I am 100% abundantly positive that signal processing code could do this, and in fact by signal processing standards it's not even particularly hard. You may need more time than the app takes, though I am inclined to think that the app doesn't exactly need a number to twelve significant digits and you could get a single-digit-percentage significant digit lock pretty quickly. Even at 33&1/3rd you only need a few seconds for three or four revolutions.
I am much less confident about my claims that it is something you could bash together in "normal code" from an FFT, without advanced math, but it still seems likely to me. You have huge stonking correlations between the frequencies you can exploit. Imagine a normal FFT chart like you've seen any number of times. Now, take that same thing and wave it up and down quite visibly on a sine wave. Nice and big in your imagination so you can see it. You think that's not something that could be picked up? Now, scaling it down to where you can't hear it anymore may make it harder to believe, but the same code will pick it up. To a computer it would still be clear as day. This is one of those things microphones pick up much, much better than human ears, just like microphones trivially pick up a quite 1001Hz tone next to a loud 1000Hz tone even though we can't hear it at all.
Compared to, say, recognizing a voice and extracting words from it, this is pretty trivial stuff.
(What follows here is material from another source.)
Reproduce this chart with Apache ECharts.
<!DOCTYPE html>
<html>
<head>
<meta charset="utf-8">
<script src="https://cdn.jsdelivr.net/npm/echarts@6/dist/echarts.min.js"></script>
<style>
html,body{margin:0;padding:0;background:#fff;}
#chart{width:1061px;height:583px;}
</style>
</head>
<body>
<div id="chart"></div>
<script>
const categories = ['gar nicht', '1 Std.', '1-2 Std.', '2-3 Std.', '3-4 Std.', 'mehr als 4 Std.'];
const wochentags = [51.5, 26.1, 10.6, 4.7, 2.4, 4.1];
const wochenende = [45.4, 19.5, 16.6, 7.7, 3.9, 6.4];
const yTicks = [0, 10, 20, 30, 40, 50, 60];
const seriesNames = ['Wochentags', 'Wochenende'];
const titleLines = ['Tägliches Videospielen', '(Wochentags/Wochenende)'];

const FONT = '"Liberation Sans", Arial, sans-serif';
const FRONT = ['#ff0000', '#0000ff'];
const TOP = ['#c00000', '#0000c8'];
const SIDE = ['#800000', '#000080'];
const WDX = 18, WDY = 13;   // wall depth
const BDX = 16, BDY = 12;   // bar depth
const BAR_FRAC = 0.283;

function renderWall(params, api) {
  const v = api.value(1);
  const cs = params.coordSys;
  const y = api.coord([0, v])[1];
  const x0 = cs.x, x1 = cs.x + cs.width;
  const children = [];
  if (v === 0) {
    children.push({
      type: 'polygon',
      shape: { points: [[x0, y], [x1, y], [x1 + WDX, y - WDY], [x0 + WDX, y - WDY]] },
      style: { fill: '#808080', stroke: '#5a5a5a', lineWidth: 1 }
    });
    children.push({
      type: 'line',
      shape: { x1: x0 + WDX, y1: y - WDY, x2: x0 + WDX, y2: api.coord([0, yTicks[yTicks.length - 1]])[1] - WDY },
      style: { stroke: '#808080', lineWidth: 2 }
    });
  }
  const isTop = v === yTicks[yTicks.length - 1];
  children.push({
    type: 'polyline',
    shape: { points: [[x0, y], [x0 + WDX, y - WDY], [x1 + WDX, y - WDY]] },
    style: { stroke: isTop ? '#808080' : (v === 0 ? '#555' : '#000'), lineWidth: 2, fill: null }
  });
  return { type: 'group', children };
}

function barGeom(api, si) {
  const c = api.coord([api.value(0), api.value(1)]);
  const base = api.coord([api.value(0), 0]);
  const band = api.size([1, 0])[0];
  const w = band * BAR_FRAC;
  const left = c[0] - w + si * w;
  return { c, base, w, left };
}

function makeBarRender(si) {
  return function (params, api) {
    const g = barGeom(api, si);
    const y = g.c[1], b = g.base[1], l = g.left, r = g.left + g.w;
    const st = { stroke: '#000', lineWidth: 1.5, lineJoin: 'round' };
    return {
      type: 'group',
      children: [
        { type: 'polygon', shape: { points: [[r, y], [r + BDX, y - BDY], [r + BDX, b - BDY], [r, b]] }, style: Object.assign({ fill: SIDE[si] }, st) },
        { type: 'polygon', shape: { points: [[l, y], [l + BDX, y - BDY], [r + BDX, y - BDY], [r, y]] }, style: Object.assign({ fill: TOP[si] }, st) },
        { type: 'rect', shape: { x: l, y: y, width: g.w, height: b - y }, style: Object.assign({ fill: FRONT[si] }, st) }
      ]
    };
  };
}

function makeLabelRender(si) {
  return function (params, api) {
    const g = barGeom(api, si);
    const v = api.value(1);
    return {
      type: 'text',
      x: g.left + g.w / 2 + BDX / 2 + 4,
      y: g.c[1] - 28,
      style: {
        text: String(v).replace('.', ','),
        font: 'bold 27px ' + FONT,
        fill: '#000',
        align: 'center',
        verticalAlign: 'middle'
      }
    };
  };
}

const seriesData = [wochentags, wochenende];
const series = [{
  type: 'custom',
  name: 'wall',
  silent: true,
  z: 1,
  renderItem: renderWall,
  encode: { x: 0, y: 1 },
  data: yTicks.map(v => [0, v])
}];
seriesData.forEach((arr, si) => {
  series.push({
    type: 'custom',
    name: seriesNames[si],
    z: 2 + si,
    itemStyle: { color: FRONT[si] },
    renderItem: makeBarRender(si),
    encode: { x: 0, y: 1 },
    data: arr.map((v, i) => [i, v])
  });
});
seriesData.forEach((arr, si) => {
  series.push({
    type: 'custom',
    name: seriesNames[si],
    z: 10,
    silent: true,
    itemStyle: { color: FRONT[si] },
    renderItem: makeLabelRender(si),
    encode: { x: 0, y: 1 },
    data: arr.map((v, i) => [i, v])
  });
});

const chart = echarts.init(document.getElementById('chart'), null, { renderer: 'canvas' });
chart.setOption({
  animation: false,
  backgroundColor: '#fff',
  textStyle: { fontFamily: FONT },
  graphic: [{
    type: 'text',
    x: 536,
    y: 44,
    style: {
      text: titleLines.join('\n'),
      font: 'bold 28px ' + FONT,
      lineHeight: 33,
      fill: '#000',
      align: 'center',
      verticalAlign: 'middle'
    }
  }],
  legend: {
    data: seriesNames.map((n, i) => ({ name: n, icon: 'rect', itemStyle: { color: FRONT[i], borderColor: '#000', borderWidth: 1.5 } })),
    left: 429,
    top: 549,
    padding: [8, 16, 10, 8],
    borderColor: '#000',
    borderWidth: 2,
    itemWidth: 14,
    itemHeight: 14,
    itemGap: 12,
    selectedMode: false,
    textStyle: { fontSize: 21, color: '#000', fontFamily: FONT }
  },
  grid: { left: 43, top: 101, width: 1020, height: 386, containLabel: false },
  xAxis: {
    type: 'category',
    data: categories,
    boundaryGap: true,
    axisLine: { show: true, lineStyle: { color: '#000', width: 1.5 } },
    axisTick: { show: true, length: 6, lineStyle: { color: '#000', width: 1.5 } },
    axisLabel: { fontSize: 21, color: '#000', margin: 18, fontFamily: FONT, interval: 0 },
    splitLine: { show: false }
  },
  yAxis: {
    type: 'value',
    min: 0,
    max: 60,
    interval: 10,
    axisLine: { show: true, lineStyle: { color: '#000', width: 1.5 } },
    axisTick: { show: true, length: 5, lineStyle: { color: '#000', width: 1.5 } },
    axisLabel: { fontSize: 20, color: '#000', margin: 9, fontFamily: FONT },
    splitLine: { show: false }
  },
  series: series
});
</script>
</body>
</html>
> Now, scaling it down to where you can't hear it anymore may make it harder to believe, but the same code will pick it up.
That's where you're wrong. FFT frequency bands are surprisingly wide. You can make them narrower but with the tradeoff of losing temporal resolution. And it gets worse the lower the frequency gets.
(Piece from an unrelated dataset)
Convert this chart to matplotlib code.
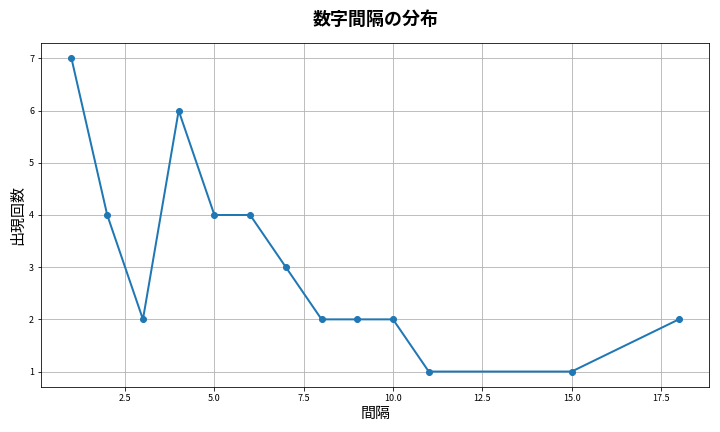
import matplotlib
matplotlib.use("Agg")
import matplotlib.pyplot as plt

plt.rcParams['font.family'] = ['Noto Sans CJK JP', 'DejaVu Sans']

gaps = [1, 2, 3, 4, 5, 6, 7, 8, 9, 10, 11, 15, 18]
counts = [7, 4, 2, 6, 4, 4, 3, 2, 2, 2, 1, 1, 2]

fig, ax = plt.subplots(figsize=(10, 6), dpi=72)
ax.plot(gaps, counts, marker='o', color='#1f77b4', linewidth=2, markersize=6)
ax.set_title('数字間隔の分布', fontsize=18, fontweight='bold', pad=18)
ax.set_xlabel('間隔', fontsize=15)
ax.set_ylabel('出現回数', fontsize=15)
ax.tick_params(labelsize=9)
ax.grid(True)
fig.tight_layout()
fig.savefig('out.png')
There is absolutely no way you're going to detect a near-0.555 hZ effect from a few seconds of audio and determine whether it's off the frequency by 0.1% or even 1%.
Like I said, sure if you're dealing with a pure sine wave. But not a complex signal using FFT.
Or to put it another way -- a 1,000 hZ signal? Absolutely. But a 0.5 hZ signal? Absolutely not.
There are various DFT-based algorithms for high-precision pitch detection.
Two common algorithms are cepstrum and analysis, and auto-correlation, which involve taking the DFT or inverse DFT of the absolute value of the DFT of the signal.
Find the peaks of the result, and then fit a cubic polynomial to the the peak, and the bins on either side, and then calculate the maximum value of the polynomial. The value at the which the maximum occurs determines the inverse frequency, which can then be converted to pitch.
Both algorithms produce results that are accurate to less than 0.1 cents. You do have to tweak buffer sizes and windowing depending on what pitch ranges you are interested in, and do some post filtering to skip over transients.
The temporal resolution problem is solved by calculating the result on overlapping frames. .
Sure but the problem remains: you can't do that with only a few oscillations of a weak signal against a loud noisy complex signal.
You simply can't detect an inaudible-to-human-ears 0.5 hZ signal from 3 or 5 seconds of complex normal-volume audio, down to the accuracy of cents, much less 0.1 cents.
As I said above: a 1,000 hZ signal? Absolutely. But a 0.5 hZ signal? Absolutely not. There just isn't enough signal for that level of precision. No matter what tool you're using.
But you could easily detect frequency modulation of a 220Hz signal by a 0.5 Hz sin wave, which would have sidebands separated by 4 cents. This is conceptually similar to heterodyning. Wow in the source material ends up creating sidebands of the source material in a frequency range that is more amenable to signal analysis. Whether this works or not depends on how much wow an actually record player has. But a back-of-the-envelope calculation seems to suggest that very tiny amounts of wow should create detectable side-bands.
My suspicion is that OP assumed that the source material was accurately tuned to A=440, which is not a safe assumption, but is probably true for any source material that has a keyboard instrument which will almost always be tuned to A=440. Calculate the reference pitch for the source material, and you can tell how much the speed of the turntable is off. (And as others have pointed out, may be completely buggered by common mastering practices, and by Original Instrument recordings of classical music using pitch references other than A=440).
But it doesn't seem implausible that you could use analysis of wow in the source signal too.
I am much less confident about my claims that it is something you could bash together in "normal code" from an FFT, without advanced math, but it still seems likely to me. You have huge stonking correlations between the frequencies you can exploit. Imagine a normal FFT chart like you've seen any number of times. Now, take that same thing and wave it up and down quite visibly on a sine wave. Nice and big in your imagination so you can see it. You think that's not something that could be picked up? Now, scaling it down to where you can't hear it anymore may make it harder to believe, but the same code will pick it up. To a computer it would still be clear as day. This is one of those things microphones pick up much, much better than human ears, just like microphones trivially pick up a quite 1001Hz tone next to a loud 1000Hz tone even though we can't hear it at all.
Compared to, say, recognizing a voice and extracting words from it, this is pretty trivial stuff.